Correctly speaking, there is no façade. The Cathedral runs from west to east, the western or main entrance portal being pierced by three ogival doorways, the Puerta Mayor with a modern relief of the Assumption, the Puerta del Nacimento or de San Miguel to the south, and the Puerta del Bautizo or de San Juan to the north. Saint Miguel has a relief of the Nativity of Christ, Saint Juan, one representing Saint John baptizing. In the moldings surrounding these, are very exquisite little figures of early sixteenth-century work executed in terra-cotta. They are full of the best Gothic feeling, splendidly fitted to their spaces, alive with the expression of the imaginative period of their sculptor, Pedro Millan. Above and around the door of San Juan is a Gothic tracery of the most elaborate character.
One cannot refrain from comparing the sculptural work of these three doorways. Riccardo Bellver's modern Assumption over the central doorway is as congealed as the terra-cotta sculptures above and around the side portals are admirable.
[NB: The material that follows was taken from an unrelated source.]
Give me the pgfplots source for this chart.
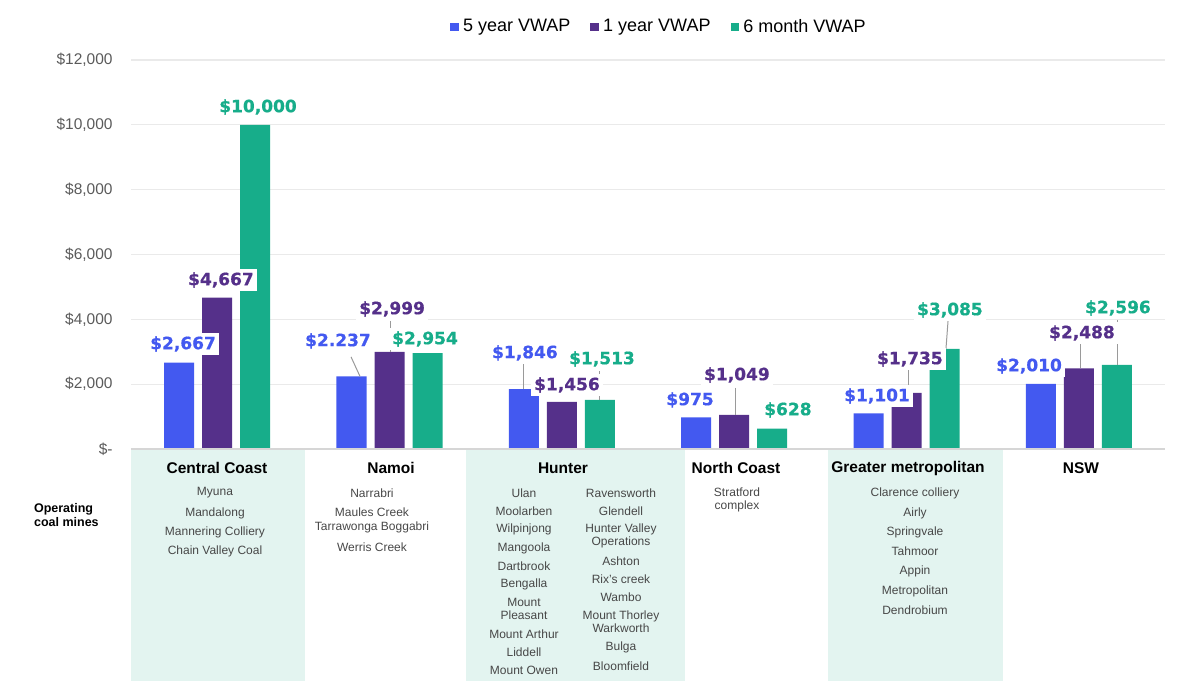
\documentclass[border=0pt]{standalone}
\usepackage{fontspec}
\setmainfont{Liberation Sans}
\newfontfamily\valfont[FakeBold=0.6]{DejaVu Sans Bold}
\usepackage{pgfplots}
\pgfplotsset{compat=1.18}

\definecolor{cblue}{HTML}{4359F0}
\definecolor{cpurple}{HTML}{55308A}
\definecolor{cgreen}{HTML}{17AD8A}
\definecolor{tablebg}{HTML}{E3F4F0}
\definecolor{gridc}{HTML}{EAEAEA}
\definecolor{basec}{HTML}{D6D6D6}
\definecolor{tickc}{HTML}{5A5A5A}
\definecolor{namec}{HTML}{474747}
\definecolor{leadc}{HTML}{9A9A9A}

% value labels and name lists
\tikzset{
  val/.style={fill=white, inner sep=1.5pt, font=\valfont\fontsize{8.5}{9}\selectfont},
  lead/.style={leadc, line width=0.5pt},
  hdr/.style={font=\bfseries\fontsize{7.75}{9}\selectfont, text=black},
  mine/.style={font=\fontsize{6}{6.6}\selectfont, text=namec, align=center},
}

\begin{document}
\begin{tikzpicture}
\path[use as bounding box] (-65.5pt,-116pt) rectangle (532pt,224.5pt);

% shaded columns of the mine table (pixel coordinates)
\begin{scope}[shift={(-65.5pt,224.5pt)}, x=0.5pt, y=-0.5pt]
  \fill[tablebg] (131,449) rectangle (305,681);
  \fill[tablebg] (466,449) rectangle (685,681);
  \fill[tablebg] (828,449) rectangle (1003,681);
\end{scope}

\begin{axis}[
    at={(0,0)}, anchor=south west,
    scale only axis,
    width=517pt, height=194.5pt,
    xmin=-0.5, xmax=5.5,
    ymin=0, ymax=12000,
    ybar=4pt, bar width=15pt,
    axis line style={draw=none},
    tick style={draw=none},
    xtick=\empty,
    scaled y ticks=false,
    ytick={0,2000,4000,6000,8000,10000,12000},
    yticklabels={{\$-\hspace{5pt}},{\$2,000},{\$4,000},{\$6,000},{\$8,000},{\$10,000},{\$12,000}},
    yticklabel style={font=\fontsize{7.75}{9}\selectfont, text=tickc, inner sep=0pt, xshift=-9pt},
    ymajorgrids,
    grid style={gridc, line width=0.6pt},
    clip=false,
    legend columns=3,
    legend style={at={(0.5116,1.0848)}, anchor=center, draw=none,
      font=\fontsize{9}{10}\selectfont, inner sep=0pt,
      /tikz/every even column/.append style={column sep=8pt}},
]
\addplot[fill=cblue, draw=none,
  legend image code/.code={\fill[cblue] (0pt,-2.2pt) rectangle (4.4pt,2.2pt);}]
  coordinates {(0,2667) (1,2237) (2,1846) (3,975) (4,1101) (5,2010)};
\addlegendentry{5 year VWAP}
\addplot[fill=cpurple, draw=none,
  legend image code/.code={\fill[cpurple] (0pt,-2.2pt) rectangle (4.4pt,2.2pt);}]
  coordinates {(0,4667) (1,2999) (2,1456) (3,1049) (4,1735) (5,2488)};
\addlegendentry{1 year VWAP}
\addplot[fill=cgreen, draw=none,
  legend image code/.code={\fill[cgreen] (0pt,-2.2pt) rectangle (4.4pt,2.2pt);}]
  coordinates {(0,10000) (1,2954) (2,1513) (3,628) (4,3085) (5,2596)};
\addlegendentry{6 month VWAP}

\draw[basec, line width=0.7pt] (axis cs:-0.5,0) -- (axis cs:5.5,0);

% leader lines
\draw[lead] (axis cs:0.777,2840) -- (axis cs:0.829,2237);
\draw[lead] (axis cs:1.003,3950) -- (axis cs:1.003,2999);
\draw[lead] (axis cs:1.775,2622) -- (axis cs:1.775,1846);
\draw[lead] (axis cs:2.221,2406) -- (axis cs:2.221,1513);
\draw[lead] (axis cs:3.005,1882) -- (axis cs:3.005,1049);
\draw[lead] (axis cs:4.014,2437) -- (axis cs:4.014,1735);
\draw[lead] (axis cs:4.241,3949) -- (axis cs:4.229,3085);
\draw[lead] (axis cs:5.007,3239) -- (axis cs:5.007,2488);
\draw[lead] (axis cs:5.227,3980) -- (axis cs:5.227,2596);

% value labels
\node[val, text=cblue]   at (axis cs:-0.198,3239) {\$2,667};
\node[val, text=cpurple] at (axis cs:0.022,5213) {\$4,667};
\node[val, text=cgreen]  at (axis cs:0.237,10550) {\$10,000};
\node[val, text=cblue]   at (axis cs:0.701,3332) {\$2.237};
\node[val, text=cpurple] at (axis cs:1.015,4319) {\$2,999};
\node[val, text=cgreen]  at (axis cs:1.206,3393) {\$2,954};
\node[val, text=cblue]   at (axis cs:1.786,2962) {\$1,846};
\node[val, text=cpurple] at (axis cs:2.030,1974) {\$1,456};
\node[val, text=cgreen]  at (axis cs:2.233,2776) {\$1,513};
\node[val, text=cblue]   at (axis cs:2.744,1512) {\$975};
\node[val, text=cpurple] at (axis cs:3.016,2283) {\$1,049};
\node[val, text=cgreen]  at (axis cs:3.312,1203) {\$628};
\node[val, text=cblue]   at (axis cs:3.829,1635) {\$1,101};
\node[val, text=cpurple] at (axis cs:4.020,2776) {\$1,735};
\node[val, text=cgreen]  at (axis cs:4.252,4288) {\$3,085};
\node[val, text=cblue]   at (axis cs:4.711,2560) {\$2,010};
\node[val, text=cpurple] at (axis cs:5.018,3578) {\$2,488};
\node[val, text=cgreen]  at (axis cs:5.227,4350) {\$2,596};
\end{axis}

% mine table text (pixel coordinates)
\begin{scope}[shift={(-65.5pt,224.5pt)}, x=0.5pt, y=-0.5pt]
  \node[font=\bfseries\fontsize{6.25}{7}\selectfont, align=left, anchor=west] at (27,515) {Operating\\coal mines};

  \node[hdr] at (217,468) {Central Coast};
  \node[mine] at (215,493) {Myuna};
  \node[mine] at (215,513) {Mandalong};
  \node[mine] at (215,532) {Mannering Colliery};
  \node[mine] at (215,551) {Chain Valley Coal};

  \node[hdr] at (391,468) {Namoi};
  \node[mine] at (372,493) {Narrabri};
  \node[mine] at (372,512) {Maules Creek};
  \node[mine] at (372,527) {Tarrawonga Boggabri};
  \node[mine] at (372,547) {Werris Creek};

  \node[hdr] at (563,468) {Hunter};
  \node[mine] at (524,493) {Ulan};
  \node[mine] at (524,511) {Moolarben};
  \node[mine] at (524,529) {Wilpinjong};
  \node[mine] at (524,548) {Mangoola};
  \node[mine] at (524,566) {Dartbrook};
  \node[mine] at (524,584) {Bengalla};
  \node[mine] at (524,609) {Mount\\Pleasant};
  \node[mine] at (524,634) {Mount Arthur};
  \node[mine] at (524,652) {Liddell};
  \node[mine] at (524,670) {Mount Owen};
  \node[mine] at (621,493) {Ravensworth};
  \node[mine] at (621,511) {Glendell};
  \node[mine] at (621,536) {Hunter Valley\\Operations};
  \node[mine] at (621,561) {Ashton};
  \node[mine] at (621,579) {Rix's creek};
  \node[mine] at (621,597) {Wambo};
  \node[mine] at (621,622) {Mount Thorley\\Warkworth};
  \node[mine] at (621,647) {Bulga};
  \node[mine] at (621,666) {Bloomfield};

  \node[hdr] at (736,468) {North Coast};
  \node[mine] at (737,500) {Stratford\\complex};

  \node[hdr] at (908,468) {Greater metropolitan};
  \node[mine] at (915,493) {Clarence colliery};
  \node[mine] at (915,513) {Airly};
  \node[mine] at (915,532) {Springvale};
  \node[mine] at (915,551) {Tahmoor};
  \node[mine] at (915,571) {Appin};
  \node[mine] at (915,591) {Metropolitan};
  \node[mine] at (915,610) {Dendrobium};

  \node[hdr] at (1081,468) {NSW};
\end{scope}
\end{tikzpicture}
\end{document}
They are unquestionably among the most interesting bits of relief as well as figure sculpture of their kind produced in Spain during the fifteenth century. Pedro Millan stands out as a great mediæval master, not only from the consummate skill with which the drapery is treated but from the living, breathing personality and attitudes of the men and women around him, which we still gaze at in the truth of their curious, naïve, fifteenth-century light.